Not all the vitriol is pointed at Paulson. The public flogging carries on for the usual cast of characters: SEC Chairman Chris Cox, Congress (which has enjoyed a cozy relationship with the financial industry), credit derivatives (JP Morgan's gift that keeps on giving), and the last decade of financial leadership in Washington. Meanwhile, those who warned of the crisis early on, like state whistleblowers and the ex-chief of the CFTC, enjoy some belated recognition.
Individual companies are taking the heat for some questionable practices too: Lehman approved $100 million in payouts to five top execs just three days before its collapse, and top officials at AIG ($) and Washington Mutual ignored early internal warnings about the coming crisis.

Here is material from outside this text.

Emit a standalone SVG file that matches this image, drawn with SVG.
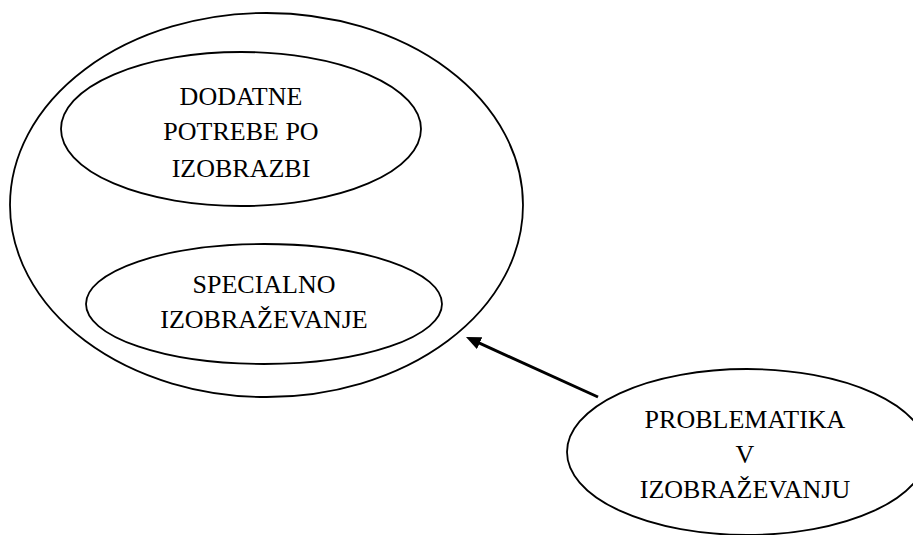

But people aren’t taking these allegations sitting down. San Diego is suing Wachovia, federal prosecutors have subpoenaed 12 Lehman execs, the New York attorney general is probing AIG's pay practices, and WaMu ($) has the FBI, IRS, SEC, FDIC and the U.S. attorney in Seattle on its heels.
The report (PDF) is out! The independent investigator found that Gov. Sarah Palin was within her rights to fire top cop Walter Monegan but did indeed abuse her power by pressuring him to fire her ex-brother-in-law. Palin's lawyers were quick to denounce the report while Palin somehow claimed it vindicated her.
Meanwhile, a second Troopergate investigation, conducted by the state's Personnel Board and requested by Palin in September, has widened its scope to include other ethics complaints against the governor.
Sen. Ted Stevens (R-AK) finally took the stand yesterday to defend himself against allegations that he knowingly lied on his disclosure forms about gifts from oil services company VECO. He and his wife testified that they were unaware of the free labor VECO Chairman Bill Allen donated to their home renovation.
The judge also demanded that Stevens turn over thousands of e-mails from his wife.
4. Tim Mahoney
Rep. Tim Mahoney's (D-FL) alleged $121,000 payoff to an ex-mistress has landed him on Scandal Watch...and in hot water in Washington. The FBI is reportedly investigating the matter, and Speaker Nancy Pelosi (D-CA) has called for an investigation by the House ethics committee. Mahoney claims he broke no laws, and his lawyer says that no campaign funds were used in the payoff.
Even more threatening to Mahoney's foundering career are the rumored details of a second affair. ABC News reports that Mahoney allegedly cheated on his wife and his mistress with a Florida county official while lobbying FEMA for a $3.4 million grant for her county.
Perhaps it's not surprising that an aide close to Mahoney's campaign says he may not continue with his re-election campaign.